Task objective: Would you transcribe all of the data exactly, down to the last character?

Source excerpt:
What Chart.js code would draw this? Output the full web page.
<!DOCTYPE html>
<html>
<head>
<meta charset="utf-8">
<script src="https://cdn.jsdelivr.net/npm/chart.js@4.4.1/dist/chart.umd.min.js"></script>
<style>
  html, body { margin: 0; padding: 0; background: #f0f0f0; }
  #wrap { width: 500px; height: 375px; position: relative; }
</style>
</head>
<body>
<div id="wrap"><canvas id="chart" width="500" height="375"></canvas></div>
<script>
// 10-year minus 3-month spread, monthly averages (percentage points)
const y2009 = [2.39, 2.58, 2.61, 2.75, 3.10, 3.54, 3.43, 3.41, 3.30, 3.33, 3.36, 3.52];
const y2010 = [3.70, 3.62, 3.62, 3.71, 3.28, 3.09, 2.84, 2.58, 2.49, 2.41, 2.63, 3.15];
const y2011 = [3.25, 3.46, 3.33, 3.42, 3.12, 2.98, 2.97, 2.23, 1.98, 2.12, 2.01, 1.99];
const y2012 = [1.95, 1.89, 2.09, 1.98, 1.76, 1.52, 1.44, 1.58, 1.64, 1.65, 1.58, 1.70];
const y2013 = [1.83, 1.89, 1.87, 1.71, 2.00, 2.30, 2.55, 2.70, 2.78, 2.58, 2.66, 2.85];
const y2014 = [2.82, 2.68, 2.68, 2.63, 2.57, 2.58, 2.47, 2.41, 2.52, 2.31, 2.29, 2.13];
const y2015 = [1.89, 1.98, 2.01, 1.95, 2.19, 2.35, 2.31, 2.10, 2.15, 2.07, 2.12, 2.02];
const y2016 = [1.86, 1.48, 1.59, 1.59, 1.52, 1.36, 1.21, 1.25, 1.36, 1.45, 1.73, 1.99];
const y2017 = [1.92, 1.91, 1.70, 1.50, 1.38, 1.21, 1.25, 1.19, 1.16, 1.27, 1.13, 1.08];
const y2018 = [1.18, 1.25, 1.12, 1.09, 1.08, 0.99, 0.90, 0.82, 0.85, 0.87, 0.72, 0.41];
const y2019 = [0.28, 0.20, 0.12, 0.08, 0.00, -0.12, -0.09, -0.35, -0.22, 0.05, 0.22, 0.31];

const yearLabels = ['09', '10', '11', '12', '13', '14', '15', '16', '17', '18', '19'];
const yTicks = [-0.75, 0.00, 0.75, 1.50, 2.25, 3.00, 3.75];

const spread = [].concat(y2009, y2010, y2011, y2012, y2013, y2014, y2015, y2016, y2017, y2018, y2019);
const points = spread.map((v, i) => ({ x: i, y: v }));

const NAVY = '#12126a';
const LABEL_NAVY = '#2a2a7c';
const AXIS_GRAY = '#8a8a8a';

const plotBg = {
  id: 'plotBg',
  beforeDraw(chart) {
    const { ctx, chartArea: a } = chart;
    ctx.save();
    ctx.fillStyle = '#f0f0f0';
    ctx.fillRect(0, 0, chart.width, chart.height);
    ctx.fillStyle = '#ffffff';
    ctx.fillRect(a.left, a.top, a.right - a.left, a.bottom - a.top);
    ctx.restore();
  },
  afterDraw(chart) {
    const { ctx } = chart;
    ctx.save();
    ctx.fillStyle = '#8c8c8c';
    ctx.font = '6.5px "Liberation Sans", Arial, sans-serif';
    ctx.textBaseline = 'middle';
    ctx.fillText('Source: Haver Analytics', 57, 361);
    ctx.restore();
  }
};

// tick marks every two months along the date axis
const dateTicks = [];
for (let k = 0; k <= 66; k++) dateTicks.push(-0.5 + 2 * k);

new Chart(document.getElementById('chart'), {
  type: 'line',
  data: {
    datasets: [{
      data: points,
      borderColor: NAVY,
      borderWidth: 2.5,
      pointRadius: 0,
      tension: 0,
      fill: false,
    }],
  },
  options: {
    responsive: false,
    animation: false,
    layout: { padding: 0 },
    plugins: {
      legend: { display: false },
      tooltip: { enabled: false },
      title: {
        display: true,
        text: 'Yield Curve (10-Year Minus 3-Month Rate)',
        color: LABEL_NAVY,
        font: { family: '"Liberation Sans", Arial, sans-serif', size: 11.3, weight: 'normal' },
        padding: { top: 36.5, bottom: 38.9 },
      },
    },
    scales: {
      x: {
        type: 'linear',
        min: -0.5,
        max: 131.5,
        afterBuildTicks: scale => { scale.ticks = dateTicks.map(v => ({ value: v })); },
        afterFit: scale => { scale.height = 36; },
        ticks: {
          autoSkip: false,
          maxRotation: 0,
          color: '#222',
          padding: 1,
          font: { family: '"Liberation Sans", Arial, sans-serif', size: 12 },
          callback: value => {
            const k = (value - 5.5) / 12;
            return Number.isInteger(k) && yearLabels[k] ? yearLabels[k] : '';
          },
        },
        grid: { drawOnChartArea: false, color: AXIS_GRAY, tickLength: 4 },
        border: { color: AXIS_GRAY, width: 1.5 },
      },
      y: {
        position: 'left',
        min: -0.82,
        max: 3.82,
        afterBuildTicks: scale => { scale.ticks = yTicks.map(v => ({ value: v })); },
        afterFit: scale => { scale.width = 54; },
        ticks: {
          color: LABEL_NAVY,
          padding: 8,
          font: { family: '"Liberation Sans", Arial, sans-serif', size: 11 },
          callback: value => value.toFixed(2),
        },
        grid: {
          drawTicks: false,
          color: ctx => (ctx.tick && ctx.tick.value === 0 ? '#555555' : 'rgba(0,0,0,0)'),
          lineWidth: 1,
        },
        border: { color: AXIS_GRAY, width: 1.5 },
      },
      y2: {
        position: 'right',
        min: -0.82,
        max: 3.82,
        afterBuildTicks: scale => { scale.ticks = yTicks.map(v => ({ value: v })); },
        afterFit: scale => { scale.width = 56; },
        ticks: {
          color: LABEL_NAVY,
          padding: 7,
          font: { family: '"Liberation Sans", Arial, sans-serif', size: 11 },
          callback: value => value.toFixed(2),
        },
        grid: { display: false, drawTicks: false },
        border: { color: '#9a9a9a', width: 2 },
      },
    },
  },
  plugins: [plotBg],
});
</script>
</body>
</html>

Expected answer:
What Chart.js code would draw this? Output the full web page.
<!DOCTYPE html>
<html>
<head>
<meta charset="utf-8">
<script src="https://cdn.jsdelivr.net/npm/chart.js@4.4.1/dist/chart.umd.min.js"></script>
<style>
  html, body { margin: 0; padding: 0; background: #f0f0f0; }
  #wrap { width: 500px; height: 375px; position: relative; }
</style>
</head>
<body>
<div id="wrap"><canvas id="chart" width="500" height="375"></canvas></div>
<script>
// 10-year minus 3-month spread, monthly averages (percentage points)
const y2009 = [2.39, 2.58, 2.61, 2.75, 3.10, 3.54, 3.43, 3.41, 3.30, 3.33, 3.36, 3.52];
const y2010 = [3.70, 3.62, 3.62, 3.71, 3.28, 3.09, 2.84, 2.58, 2.49, 2.41, 2.63, 3.15];
const y2011 = [3.25, 3.46, 3.33, 3.42, 3.12, 2.98, 2.97, 2.23, 1.98, 2.12, 2.01, 1.99];
const y2012 = [1.95, 1.89, 2.09, 1.98, 1.76, 1.52, 1.44, 1.58, 1.64, 1.65, 1.58, 1.70];
const y2013 = [1.83, 1.89, 1.87, 1.71, 2.00, 2.30, 2.55, 2.70, 2.78, 2.58, 2.66, 2.85];
const y2014 = [2.82, 2.68, 2.68, 2.63, 2.57, 2.58, 2.47, 2.41, 2.52, 2.31, 2.29, 2.13];
const y2015 = [1.89, 1.98, 2.01, 1.95, 2.19, 2.35, 2.31, 2.10, 2.15, 2.07, 2.12, 2.02];
const y2016 = [1.86, 1.48, 1.59, 1.59, 1.52, 1.36, 1.21, 1.25, 1.36, 1.45, 1.73, 1.99];
const y2017 = [1.92, 1.91, 1.70, 1.50, 1.38, 1.21, 1.25, 1.19, 1.16, 1.27, 1.13, 1.08];
const y2018 = [1.18, 1.25, 1.12, 1.09, 1.08, 0.99, 0.90, 0.82, 0.85, 0.87, 0.72, 0.41];
const y2019 = [0.28, 0.20, 0.12, 0.08, 0.00, -0.12, -0.09, -0.35, -0.22, 0.05, 0.22, 0.31];

const yearLabels = ['09', '10', '11', '12', '13', '14', '15', '16', '17', '18', '19'];
const yTicks = [-0.75, 0.00, 0.75, 1.50, 2.25, 3.00, 3.75];

const spread = [].concat(y2009, y2010, y2011, y2012, y2013, y2014, y2015, y2016, y2017, y2018, y2019);
const points = spread.map((v, i) => ({ x: i, y: v }));

const NAVY = '#12126a';
const LABEL_NAVY = '#2a2a7c';
const AXIS_GRAY = '#8a8a8a';

const plotBg = {
  id: 'plotBg',
  beforeDraw(chart) {
    const { ctx, chartArea: a } = chart;
    ctx.save();
    ctx.fillStyle = '#f0f0f0';
    ctx.fillRect(0, 0, chart.width, chart.height);
    ctx.fillStyle = '#ffffff';
    ctx.fillRect(a.left, a.top, a.right - a.left, a.bottom - a.top);
    ctx.restore();
  },
  afterDraw(chart) {
    const { ctx } = chart;
    ctx.save();
    ctx.fillStyle = '#8c8c8c';
    ctx.font = '6.5px "Liberation Sans", Arial, sans-serif';
    ctx.textBaseline = 'middle';
    ctx.fillText('Source: Haver Analytics', 57, 361);
    ctx.restore();
  }
};

// tick marks every two months along the date axis
const dateTicks = [];
for (let k = 0; k <= 66; k++) dateTicks.push(-0.5 + 2 * k);

new Chart(document.getElementById('chart'), {
  type: 'line',
  data: {
    datasets: [{
      data: points,
      borderColor: NAVY,
      borderWidth: 2.5,
      pointRadius: 0,
      tension: 0,
      fill: false,
    }],
  },
  options: {
    responsive: false,
    animation: false,
    layout: { padding: 0 },
    plugins: {
      legend: { display: false },
      tooltip: { enabled: false },
      title: {
        display: true,
        text: 'Yield Curve (10-Year Minus 3-Month Rate)',
        color: LABEL_NAVY,
        font: { family: '"Liberation Sans", Arial, sans-serif', size: 11.3, weight: 'normal' },
        padding: { top: 36.5, bottom: 38.9 },
      },
    },
    scales: {
      x: {
        type: 'linear',
        min: -0.5,
        max: 131.5,
        afterBuildTicks: scale => { scale.ticks = dateTicks.map(v => ({ value: v })); },
        afterFit: scale => { scale.height = 36; },
        ticks: {
          autoSkip: false,
          maxRotation: 0,
          color: '#222',
          padding: 1,
          font: { family: '"Liberation Sans", Arial, sans-serif', size: 12 },
          callback: value => {
            const k = (value - 5.5) / 12;
            return Number.isInteger(k) && yearLabels[k] ? yearLabels[k] : '';
          },
        },
        grid: { drawOnChartArea: false, color: AXIS_GRAY, tickLength: 4 },
        border: { color: AXIS_GRAY, width: 1.5 },
      },
      y: {
        position: 'left',
        min: -0.82,
        max: 3.82,
        afterBuildTicks: scale => { scale.ticks = yTicks.map(v => ({ value: v })); },
        afterFit: scale => { scale.width = 54; },
        ticks: {
          color: LABEL_NAVY,
          padding: 8,
          font: { family: '"Liberation Sans", Arial, sans-serif', size: 11 },
          callback: value => value.toFixed(2),
        },
        grid: {
          drawTicks: false,
          color: ctx => (ctx.tick && ctx.tick.value === 0 ? '#555555' : 'rgba(0,0,0,0)'),
          lineWidth: 1,
        },
        border: { color: AXIS_GRAY, width: 1.5 },
      },
      y2: {
        position: 'right',
        min: -0.82,
        max: 3.82,
        afterBuildTicks: scale => { scale.ticks = yTicks.map(v => ({ value: v })); },
        afterFit: scale => { scale.width = 56; },
        ticks: {
          color: LABEL_NAVY,
          padding: 7,
          font: { family: '"Liberation Sans", Arial, sans-serif', size: 11 },
          callback: value => value.toFixed(2),
        },
        grid: { display: false, drawTicks: false },
        border: { color: '#9a9a9a', width: 2 },
      },
    },
  },
  plugins: [plotBg],
});
</script>
</body>
</html>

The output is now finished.